Required work: Set all the material down again unchanged, without the pictures.

Provided material:

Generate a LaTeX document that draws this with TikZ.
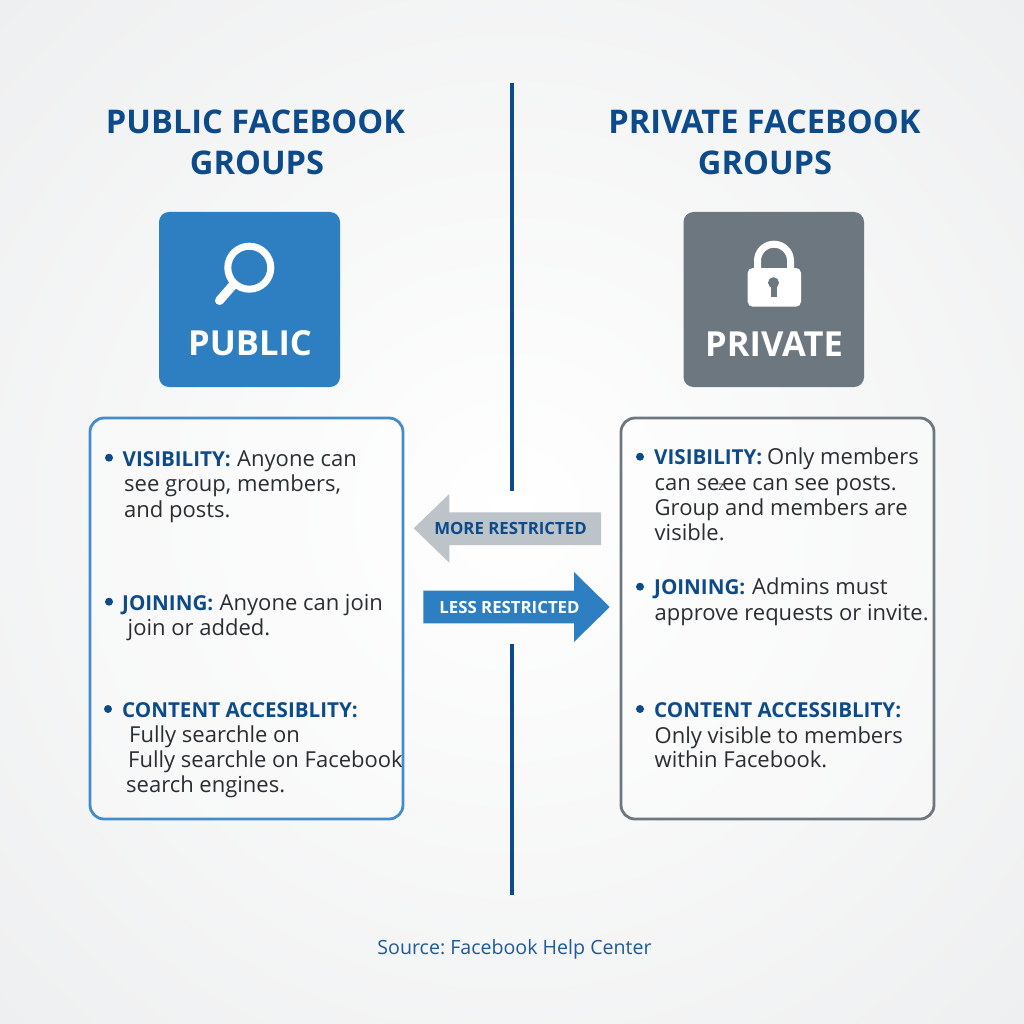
\documentclass[tikz,border=0pt]{standalone}
\usepackage{fontspec}
\setmainfont{Open Sans}
\usetikzlibrary{positioning}
\frenchspacing

\definecolor{titleblue}{HTML}{0D4A8A}
\definecolor{linkblue}{HTML}{1F5A96}
\definecolor{publicblue}{HTML}{2E7FC1}
\definecolor{privategray}{HTML}{6C7780}
\definecolor{arrowgray}{HTML}{BCC3C9}
\definecolor{bodydark}{HTML}{2A2E33}
\definecolor{edgegray}{HTML}{EDEEEF}

\tikzset{
    titletext/.style={font=\fontsize{32.6}{33}\selectfont\bfseries, text=titleblue, inner sep=0pt, anchor=base},
    badgetext/.style={font=\fontsize{34.5}{35}\selectfont\bfseries, text=white, inner sep=0pt, anchor=base},
    badge/.style={rounded corners=10, draw=none},
    infobox/.style={rounded corners=14, line width=2.8, fill=white, fill opacity=0.35},
    bodytext/.style={font=\fontsize{22}{22}\selectfont, text=bodydark, inner sep=0pt, anchor=base west},
    headtext/.style={font=\fontsize{20.6}{21}\selectfont\bfseries, text=titleblue, inner sep=0pt, anchor=base west},
    arrowtext/.style={font=\fontsize{16.8}{17}\selectfont\bfseries, inner sep=0pt, anchor=base},
    bulletdot/.style={circle, fill=titleblue, inner sep=0pt, minimum size=8},
    divider/.style={draw=titleblue, line width=4.5}
}

\begin{document}
\begin{tikzpicture}[x=1pt,y=-1pt]

% Background
\useasboundingbox (0,0) rectangle (1024,1024);
\begin{scope}
\clip (0,0) rectangle (1024,1024);
\shade[inner color=white, outer color=edgegray] (-260,-260) rectangle (1284,1284);
\end{scope}

% Divider, broken round the arrows
\coordinate (divtop) at (512,83);
\coordinate (divgap1) at (512,491);
\coordinate (divgap2) at (512,644);
\coordinate (divbot) at (512,895);
\draw[divider] (divtop) -- (divgap1);
\draw[divider] (divgap2) -- (divbot);

% Titles
\node[titletext] (pubtitle1) at (255.5,134) {PUBLIC FACEBOOK};
\node[titletext] (pubtitle2) at (257,175) {GROUPS};
\node[titletext] (privtitle1) at (764.5,134) {PRIVATE FACEBOOK};
\node[titletext] (privtitle2) at (765,175) {GROUPS};

% Public badge
\fill[badge, fill=publicblue] (159,212) rectangle (340,387);
\draw[white, line width=7] (249.3,267.7) circle (21.5);
\draw[white, line width=9, line cap=round] (233,285) -- (219.5,300.5);
\node[badgetext] (publabel) at (250,355) {PUBLIC};

% Private badge
\fill[badge, fill=privategray] (683.5,212) rectangle (864,387);
\draw[white, line width=7] (757.5,272) -- (757.5,260.7) arc (180:360:16.5) -- (790.5,272);
\fill[white, rounded corners=5] (747.7,268) rectangle (801,306.7);
\fill[privategray] (773.5,282.7) circle (5.5);
\fill[privategray] (770.5,284) rectangle (776.5,297);
\node[badgetext] (privlabel) at (774,356) {PRIVATE};

% Info boxes
\draw[infobox, draw=publicblue!90!white] (90,418) rectangle (403,819);
\draw[infobox, draw=privategray] (621,418) rectangle (934,819);

% Public bullets
\foreach \x/\y [count=\i] in {109/457.7, 109/601.7, 108/709}
{
    \node[bulletdot] (pubdot\i) at (\x,\y) {};
}
\node[headtext] (pubhead1) at (122.5,466.7) {VISIBILITY:};
\node[headtext] (pubhead2) at (122,610) {JOINING:};
\node[headtext] (pubhead3) at (122,717) {CONTENT ACCESIBLITY:};
\foreach \x/\y/\txt [count=\i] in {
    237/466.7/{Anyone can},
    124/491.7/{see group, members,},
    124/517/{and posts.},
    219.5/610/{Anyone can join},
    127.5/635.7/{join or added.},
    129/742/{Fully searchle on},
    128/767.3/{Fully searchle on Facebook},
    126/792/{search engines.}}
{
    \node[bodytext] (publine\i) at (\x,\y) {\txt};
}

% Private bullets
\foreach \x/\y [count=\i] in {640/456.7, 640/586.7, 640/709}
{
    \node[bulletdot] (privdot\i) at (\x,\y) {};
}
\node[headtext] (privhead1) at (654,464) {VISIBILITY:};
\node[headtext] (privhead2) at (654,594) {JOINING:};
\node[headtext] (privhead3) at (654,717) {CONTENT ACCESSIBLITY:};
\foreach \x/\y/\txt [count=\i] in {
    767/464/{Only members},
    654.5/490/{can se\kern-1pt{\fontsize{12}{12}\selectfont z}\kern-2pt ee can see posts.},
    654.5/515/{Group and members are},
    654.5/540/{visible.},
    752/594/{Admins must},
    654.5/620/{approve requests or invite.},
    654.5/743/{Only visible to members},
    654.5/767.7/{within Facebook.}}
{
    \node[bodytext] (privline\i) at (\x,\y) {\txt};
}

% Arrows
\fill[arrowgray] (413.7,528.3) -- (449.3,494) -- (449.3,512.3) -- (601,512.3) -- (601,545) -- (449.3,545) -- (449.3,562.7) -- cycle;
\node[arrowtext, text=titleblue] (morelabel) at (510.5,534.6) {MORE RESTRICTED};
\fill[publicblue] (423.3,590.7) -- (574,590.7) -- (574,572) -- (609.7,607) -- (574,642) -- (574,623.3) -- (423.3,623.3) -- cycle;
\node[arrowtext, text=white] (lesslabel) at (509.5,613) {LESS RESTRICTED};

% Source
\node[font=\fontsize{19.6}{20}\selectfont, text=linkblue, inner sep=0pt, anchor=base] (source) at (514.5,954) {Source: Facebook Help Center};

\end{tikzpicture}
\end{document}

Solution to the exercise:
Generate a LaTeX document that draws this with TikZ.
\documentclass[tikz,border=0pt]{standalone}
\usepackage{fontspec}
\setmainfont{Open Sans}
\usetikzlibrary{positioning}
\frenchspacing

\definecolor{titleblue}{HTML}{0D4A8A}
\definecolor{linkblue}{HTML}{1F5A96}
\definecolor{publicblue}{HTML}{2E7FC1}
\definecolor{privategray}{HTML}{6C7780}
\definecolor{arrowgray}{HTML}{BCC3C9}
\definecolor{bodydark}{HTML}{2A2E33}
\definecolor{edgegray}{HTML}{EDEEEF}

\tikzset{
    titletext/.style={font=\fontsize{32.6}{33}\selectfont\bfseries, text=titleblue, inner sep=0pt, anchor=base},
    badgetext/.style={font=\fontsize{34.5}{35}\selectfont\bfseries, text=white, inner sep=0pt, anchor=base},
    badge/.style={rounded corners=10, draw=none},
    infobox/.style={rounded corners=14, line width=2.8, fill=white, fill opacity=0.35},
    bodytext/.style={font=\fontsize{22}{22}\selectfont, text=bodydark, inner sep=0pt, anchor=base west},
    headtext/.style={font=\fontsize{20.6}{21}\selectfont\bfseries, text=titleblue, inner sep=0pt, anchor=base west},
    arrowtext/.style={font=\fontsize{16.8}{17}\selectfont\bfseries, inner sep=0pt, anchor=base},
    bulletdot/.style={circle, fill=titleblue, inner sep=0pt, minimum size=8},
    divider/.style={draw=titleblue, line width=4.5}
}

\begin{document}
\begin{tikzpicture}[x=1pt,y=-1pt]

% Background
\useasboundingbox (0,0) rectangle (1024,1024);
\begin{scope}
\clip (0,0) rectangle (1024,1024);
\shade[inner color=white, outer color=edgegray] (-260,-260) rectangle (1284,1284);
\end{scope}

% Divider, broken round the arrows
\coordinate (divtop) at (512,83);
\coordinate (divgap1) at (512,491);
\coordinate (divgap2) at (512,644);
\coordinate (divbot) at (512,895);
\draw[divider] (divtop) -- (divgap1);
\draw[divider] (divgap2) -- (divbot);

% Titles
\node[titletext] (pubtitle1) at (255.5,134) {PUBLIC FACEBOOK};
\node[titletext] (pubtitle2) at (257,175) {GROUPS};
\node[titletext] (privtitle1) at (764.5,134) {PRIVATE FACEBOOK};
\node[titletext] (privtitle2) at (765,175) {GROUPS};

% Public badge
\fill[badge, fill=publicblue] (159,212) rectangle (340,387);
\draw[white, line width=7] (249.3,267.7) circle (21.5);
\draw[white, line width=9, line cap=round] (233,285) -- (219.5,300.5);
\node[badgetext] (publabel) at (250,355) {PUBLIC};

% Private badge
\fill[badge, fill=privategray] (683.5,212) rectangle (864,387);
\draw[white, line width=7] (757.5,272) -- (757.5,260.7) arc (180:360:16.5) -- (790.5,272);
\fill[white, rounded corners=5] (747.7,268) rectangle (801,306.7);
\fill[privategray] (773.5,282.7) circle (5.5);
\fill[privategray] (770.5,284) rectangle (776.5,297);
\node[badgetext] (privlabel) at (774,356) {PRIVATE};

% Info boxes
\draw[infobox, draw=publicblue!90!white] (90,418) rectangle (403,819);
\draw[infobox, draw=privategray] (621,418) rectangle (934,819);

% Public bullets
\foreach \x/\y [count=\i] in {109/457.7, 109/601.7, 108/709}
{
    \node[bulletdot] (pubdot\i) at (\x,\y) {};
}
\node[headtext] (pubhead1) at (122.5,466.7) {VISIBILITY:};
\node[headtext] (pubhead2) at (122,610) {JOINING:};
\node[headtext] (pubhead3) at (122,717) {CONTENT ACCESIBLITY:};
\foreach \x/\y/\txt [count=\i] in {
    237/466.7/{Anyone can},
    124/491.7/{see group, members,},
    124/517/{and posts.},
    219.5/610/{Anyone can join},
    127.5/635.7/{join or added.},
    129/742/{Fully searchle on},
    128/767.3/{Fully searchle on Facebook},
    126/792/{search engines.}}
{
    \node[bodytext] (publine\i) at (\x,\y) {\txt};
}

% Private bullets
\foreach \x/\y [count=\i] in {640/456.7, 640/586.7, 640/709}
{
    \node[bulletdot] (privdot\i) at (\x,\y) {};
}
\node[headtext] (privhead1) at (654,464) {VISIBILITY:};
\node[headtext] (privhead2) at (654,594) {JOINING:};
\node[headtext] (privhead3) at (654,717) {CONTENT ACCESSIBLITY:};
\foreach \x/\y/\txt [count=\i] in {
    767/464/{Only members},
    654.5/490/{can se\kern-1pt{\fontsize{12}{12}\selectfont z}\kern-2pt ee can see posts.},
    654.5/515/{Group and members are},
    654.5/540/{visible.},
    752/594/{Admins must},
    654.5/620/{approve requests or invite.},
    654.5/743/{Only visible to members},
    654.5/767.7/{within Facebook.}}
{
    \node[bodytext] (privline\i) at (\x,\y) {\txt};
}

% Arrows
\fill[arrowgray] (413.7,528.3) -- (449.3,494) -- (449.3,512.3) -- (601,512.3) -- (601,545) -- (449.3,545) -- (449.3,562.7) -- cycle;
\node[arrowtext, text=titleblue] (morelabel) at (510.5,534.6) {MORE RESTRICTED};
\fill[publicblue] (423.3,590.7) -- (574,590.7) -- (574,572) -- (609.7,607) -- (574,642) -- (574,623.3) -- (423.3,623.3) -- cycle;
\node[arrowtext, text=white] (lesslabel) at (509.5,613) {LESS RESTRICTED};

% Source
\node[font=\fontsize{19.6}{20}\selectfont, text=linkblue, inner sep=0pt, anchor=base] (source) at (514.5,954) {Source: Facebook Help Center};

\end{tikzpicture}
\end{document}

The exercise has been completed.